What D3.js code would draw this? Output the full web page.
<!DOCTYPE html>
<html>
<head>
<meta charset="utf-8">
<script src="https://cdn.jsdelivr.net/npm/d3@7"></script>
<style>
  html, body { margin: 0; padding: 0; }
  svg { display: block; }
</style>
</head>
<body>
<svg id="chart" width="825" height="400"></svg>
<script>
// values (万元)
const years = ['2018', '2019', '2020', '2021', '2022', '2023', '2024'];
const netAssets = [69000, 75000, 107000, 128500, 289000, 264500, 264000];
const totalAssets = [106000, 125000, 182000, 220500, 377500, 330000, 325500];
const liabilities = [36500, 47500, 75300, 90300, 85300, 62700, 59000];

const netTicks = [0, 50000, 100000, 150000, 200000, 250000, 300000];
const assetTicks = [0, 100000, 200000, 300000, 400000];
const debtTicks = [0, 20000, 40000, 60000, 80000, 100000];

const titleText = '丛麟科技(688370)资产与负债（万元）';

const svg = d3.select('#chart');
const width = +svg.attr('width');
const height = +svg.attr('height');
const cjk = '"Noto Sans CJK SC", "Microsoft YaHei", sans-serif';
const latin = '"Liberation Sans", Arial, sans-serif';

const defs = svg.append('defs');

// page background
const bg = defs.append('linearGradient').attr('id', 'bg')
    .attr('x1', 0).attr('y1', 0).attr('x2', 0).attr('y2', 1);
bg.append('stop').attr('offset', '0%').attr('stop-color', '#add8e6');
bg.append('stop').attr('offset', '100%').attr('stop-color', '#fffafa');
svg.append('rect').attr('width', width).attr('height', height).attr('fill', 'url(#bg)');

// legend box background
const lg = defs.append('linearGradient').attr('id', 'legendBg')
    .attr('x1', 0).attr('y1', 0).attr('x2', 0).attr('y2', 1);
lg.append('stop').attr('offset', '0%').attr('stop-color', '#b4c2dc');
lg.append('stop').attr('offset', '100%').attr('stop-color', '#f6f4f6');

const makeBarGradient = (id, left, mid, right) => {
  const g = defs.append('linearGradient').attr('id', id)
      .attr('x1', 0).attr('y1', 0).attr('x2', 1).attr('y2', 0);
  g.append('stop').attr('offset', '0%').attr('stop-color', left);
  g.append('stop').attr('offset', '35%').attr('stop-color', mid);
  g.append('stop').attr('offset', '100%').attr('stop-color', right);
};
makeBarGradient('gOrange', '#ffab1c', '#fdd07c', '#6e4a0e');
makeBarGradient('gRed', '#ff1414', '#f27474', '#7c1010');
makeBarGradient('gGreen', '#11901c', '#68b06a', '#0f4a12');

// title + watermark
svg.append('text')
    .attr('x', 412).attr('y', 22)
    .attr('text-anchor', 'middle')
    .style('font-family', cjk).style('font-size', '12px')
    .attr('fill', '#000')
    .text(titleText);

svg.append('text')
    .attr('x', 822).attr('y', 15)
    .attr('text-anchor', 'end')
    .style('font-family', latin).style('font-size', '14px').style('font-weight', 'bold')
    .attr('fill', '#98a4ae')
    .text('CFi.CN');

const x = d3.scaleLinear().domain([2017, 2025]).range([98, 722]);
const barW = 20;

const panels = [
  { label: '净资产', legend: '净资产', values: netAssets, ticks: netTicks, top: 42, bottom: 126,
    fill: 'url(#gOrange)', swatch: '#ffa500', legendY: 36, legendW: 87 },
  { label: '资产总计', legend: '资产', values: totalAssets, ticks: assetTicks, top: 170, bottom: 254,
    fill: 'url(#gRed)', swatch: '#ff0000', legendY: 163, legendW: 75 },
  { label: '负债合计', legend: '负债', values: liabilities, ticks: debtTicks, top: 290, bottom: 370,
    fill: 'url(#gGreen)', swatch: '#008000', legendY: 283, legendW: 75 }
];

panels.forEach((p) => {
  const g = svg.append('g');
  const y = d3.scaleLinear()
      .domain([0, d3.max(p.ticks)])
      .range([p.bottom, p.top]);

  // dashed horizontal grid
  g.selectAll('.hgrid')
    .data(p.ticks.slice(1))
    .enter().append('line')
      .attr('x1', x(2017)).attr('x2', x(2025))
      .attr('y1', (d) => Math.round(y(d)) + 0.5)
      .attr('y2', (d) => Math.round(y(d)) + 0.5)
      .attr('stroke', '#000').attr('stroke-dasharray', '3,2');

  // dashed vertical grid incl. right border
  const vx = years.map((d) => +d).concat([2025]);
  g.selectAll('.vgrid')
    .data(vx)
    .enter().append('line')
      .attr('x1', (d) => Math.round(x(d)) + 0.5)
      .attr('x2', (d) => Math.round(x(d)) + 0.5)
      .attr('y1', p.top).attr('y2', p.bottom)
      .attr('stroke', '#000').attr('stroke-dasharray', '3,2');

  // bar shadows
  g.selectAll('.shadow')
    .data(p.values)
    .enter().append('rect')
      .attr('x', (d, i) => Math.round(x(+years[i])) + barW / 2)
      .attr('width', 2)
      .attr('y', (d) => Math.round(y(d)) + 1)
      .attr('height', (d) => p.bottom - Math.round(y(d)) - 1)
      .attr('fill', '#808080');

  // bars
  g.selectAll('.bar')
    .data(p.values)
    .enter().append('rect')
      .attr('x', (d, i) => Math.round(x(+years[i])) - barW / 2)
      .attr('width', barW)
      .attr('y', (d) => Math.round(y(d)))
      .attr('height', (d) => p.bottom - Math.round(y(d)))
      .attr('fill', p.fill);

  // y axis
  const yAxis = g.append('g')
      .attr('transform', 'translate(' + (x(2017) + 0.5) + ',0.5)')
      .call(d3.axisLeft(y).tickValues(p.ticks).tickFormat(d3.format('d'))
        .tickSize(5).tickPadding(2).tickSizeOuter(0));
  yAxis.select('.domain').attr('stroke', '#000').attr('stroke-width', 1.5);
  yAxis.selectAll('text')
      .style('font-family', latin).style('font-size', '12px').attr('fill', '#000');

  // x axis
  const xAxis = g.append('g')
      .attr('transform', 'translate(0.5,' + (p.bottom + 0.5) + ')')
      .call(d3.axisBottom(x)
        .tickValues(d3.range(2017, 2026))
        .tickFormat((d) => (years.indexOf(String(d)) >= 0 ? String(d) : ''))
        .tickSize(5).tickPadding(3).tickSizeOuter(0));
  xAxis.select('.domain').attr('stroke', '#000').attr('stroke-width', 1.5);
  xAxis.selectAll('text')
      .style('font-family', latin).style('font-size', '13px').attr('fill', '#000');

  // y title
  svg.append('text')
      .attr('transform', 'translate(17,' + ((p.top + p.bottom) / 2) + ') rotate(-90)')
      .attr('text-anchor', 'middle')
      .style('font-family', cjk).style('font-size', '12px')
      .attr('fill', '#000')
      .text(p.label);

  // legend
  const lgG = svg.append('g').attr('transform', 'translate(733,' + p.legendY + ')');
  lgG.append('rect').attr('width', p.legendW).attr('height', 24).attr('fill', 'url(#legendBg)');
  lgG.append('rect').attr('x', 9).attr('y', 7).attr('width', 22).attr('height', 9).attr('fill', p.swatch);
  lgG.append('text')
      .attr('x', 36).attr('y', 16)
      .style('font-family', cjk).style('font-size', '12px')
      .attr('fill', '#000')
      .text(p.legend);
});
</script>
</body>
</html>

--

- **INSTRUCTIONS FOR THE TASK**
Extract the complete listing verbatim.

- **OUTPUT OF THE TASK**
What D3.js code would draw this? Output the full web page.
<!DOCTYPE html>
<html>
<head>
<meta charset="utf-8">
<script src="https://cdn.jsdelivr.net/npm/d3@7"></script>
<style>
  html, body { margin: 0; padding: 0; }
  svg { display: block; }
</style>
</head>
<body>
<svg id="chart" width="825" height="400"></svg>
<script>
// values (万元)
const years = ['2018', '2019', '2020', '2021', '2022', '2023', '2024'];
const netAssets = [69000, 75000, 107000, 128500, 289000, 264500, 264000];
const totalAssets = [106000, 125000, 182000, 220500, 377500, 330000, 325500];
const liabilities = [36500, 47500, 75300, 90300, 85300, 62700, 59000];

const netTicks = [0, 50000, 100000, 150000, 200000, 250000, 300000];
const assetTicks = [0, 100000, 200000, 300000, 400000];
const debtTicks = [0, 20000, 40000, 60000, 80000, 100000];

const titleText = '丛麟科技(688370)资产与负债（万元）';

const svg = d3.select('#chart');
const width = +svg.attr('width');
const height = +svg.attr('height');
const cjk = '"Noto Sans CJK SC", "Microsoft YaHei", sans-serif';
const latin = '"Liberation Sans", Arial, sans-serif';

const defs = svg.append('defs');

// page background
const bg = defs.append('linearGradient').attr('id', 'bg')
    .attr('x1', 0).attr('y1', 0).attr('x2', 0).attr('y2', 1);
bg.append('stop').attr('offset', '0%').attr('stop-color', '#add8e6');
bg.append('stop').attr('offset', '100%').attr('stop-color', '#fffafa');
svg.append('rect').attr('width', width).attr('height', height).attr('fill', 'url(#bg)');

// legend box background
const lg = defs.append('linearGradient').attr('id', 'legendBg')
    .attr('x1', 0).attr('y1', 0).attr('x2', 0).attr('y2', 1);
lg.append('stop').attr('offset', '0%').attr('stop-color', '#b4c2dc');
lg.append('stop').attr('offset', '100%').attr('stop-color', '#f6f4f6');

const makeBarGradient = (id, left, mid, right) => {
  const g = defs.append('linearGradient').attr('id', id)
      .attr('x1', 0).attr('y1', 0).attr('x2', 1).attr('y2', 0);
  g.append('stop').attr('offset', '0%').attr('stop-color', left);
  g.append('stop').attr('offset', '35%').attr('stop-color', mid);
  g.append('stop').attr('offset', '100%').attr('stop-color', right);
};
makeBarGradient('gOrange', '#ffab1c', '#fdd07c', '#6e4a0e');
makeBarGradient('gRed', '#ff1414', '#f27474', '#7c1010');
makeBarGradient('gGreen', '#11901c', '#68b06a', '#0f4a12');

// title + watermark
svg.append('text')
    .attr('x', 412).attr('y', 22)
    .attr('text-anchor', 'middle')
    .style('font-family', cjk).style('font-size', '12px')
    .attr('fill', '#000')
    .text(titleText);

svg.append('text')
    .attr('x', 822).attr('y', 15)
    .attr('text-anchor', 'end')
    .style('font-family', latin).style('font-size', '14px').style('font-weight', 'bold')
    .attr('fill', '#98a4ae')
    .text('CFi.CN');

const x = d3.scaleLinear().domain([2017, 2025]).range([98, 722]);
const barW = 20;

const panels = [
  { label: '净资产', legend: '净资产', values: netAssets, ticks: netTicks, top: 42, bottom: 126,
    fill: 'url(#gOrange)', swatch: '#ffa500', legendY: 36, legendW: 87 },
  { label: '资产总计', legend: '资产', values: totalAssets, ticks: assetTicks, top: 170, bottom: 254,
    fill: 'url(#gRed)', swatch: '#ff0000', legendY: 163, legendW: 75 },
  { label: '负债合计', legend: '负债', values: liabilities, ticks: debtTicks, top: 290, bottom: 370,
    fill: 'url(#gGreen)', swatch: '#008000', legendY: 283, legendW: 75 }
];

panels.forEach((p) => {
  const g = svg.append('g');
  const y = d3.scaleLinear()
      .domain([0, d3.max(p.ticks)])
      .range([p.bottom, p.top]);

  // dashed horizontal grid
  g.selectAll('.hgrid')
    .data(p.ticks.slice(1))
    .enter().append('line')
      .attr('x1', x(2017)).attr('x2', x(2025))
      .attr('y1', (d) => Math.round(y(d)) + 0.5)
      .attr('y2', (d) => Math.round(y(d)) + 0.5)
      .attr('stroke', '#000').attr('stroke-dasharray', '3,2');

  // dashed vertical grid incl. right border
  const vx = years.map((d) => +d).concat([2025]);
  g.selectAll('.vgrid')
    .data(vx)
    .enter().append('line')
      .attr('x1', (d) => Math.round(x(d)) + 0.5)
      .attr('x2', (d) => Math.round(x(d)) + 0.5)
      .attr('y1', p.top).attr('y2', p.bottom)
      .attr('stroke', '#000').attr('stroke-dasharray', '3,2');

  // bar shadows
  g.selectAll('.shadow')
    .data(p.values)
    .enter().append('rect')
      .attr('x', (d, i) => Math.round(x(+years[i])) + barW / 2)
      .attr('width', 2)
      .attr('y', (d) => Math.round(y(d)) + 1)
      .attr('height', (d) => p.bottom - Math.round(y(d)) - 1)
      .attr('fill', '#808080');

  // bars
  g.selectAll('.bar')
    .data(p.values)
    .enter().append('rect')
      .attr('x', (d, i) => Math.round(x(+years[i])) - barW / 2)
      .attr('width', barW)
      .attr('y', (d) => Math.round(y(d)))
      .attr('height', (d) => p.bottom - Math.round(y(d)))
      .attr('fill', p.fill);

  // y axis
  const yAxis = g.append('g')
      .attr('transform', 'translate(' + (x(2017) + 0.5) + ',0.5)')
      .call(d3.axisLeft(y).tickValues(p.ticks).tickFormat(d3.format('d'))
        .tickSize(5).tickPadding(2).tickSizeOuter(0));
  yAxis.select('.domain').attr('stroke', '#000').attr('stroke-width', 1.5);
  yAxis.selectAll('text')
      .style('font-family', latin).style('font-size', '12px').attr('fill', '#000');

  // x axis
  const xAxis = g.append('g')
      .attr('transform', 'translate(0.5,' + (p.bottom + 0.5) + ')')
      .call(d3.axisBottom(x)
        .tickValues(d3.range(2017, 2026))
        .tickFormat((d) => (years.indexOf(String(d)) >= 0 ? String(d) : ''))
        .tickSize(5).tickPadding(3).tickSizeOuter(0));
  xAxis.select('.domain').attr('stroke', '#000').attr('stroke-width', 1.5);
  xAxis.selectAll('text')
      .style('font-family', latin).style('font-size', '13px').attr('fill', '#000');

  // y title
  svg.append('text')
      .attr('transform', 'translate(17,' + ((p.top + p.bottom) / 2) + ') rotate(-90)')
      .attr('text-anchor', 'middle')
      .style('font-family', cjk).style('font-size', '12px')
      .attr('fill', '#000')
      .text(p.label);

  // legend
  const lgG = svg.append('g').attr('transform', 'translate(733,' + p.legendY + ')');
  lgG.append('rect').attr('width', p.legendW).attr('height', 24).attr('fill', 'url(#legendBg)');
  lgG.append('rect').attr('x', 9).attr('y', 7).attr('width', 22).attr('height', 9).attr('fill', p.swatch);
  lgG.append('text')
      .attr('x', 36).attr('y', 16)
      .style('font-family', cjk).style('font-size', '12px')
      .attr('fill', '#000')
      .text(p.legend);
});
</script>
</body>
</html>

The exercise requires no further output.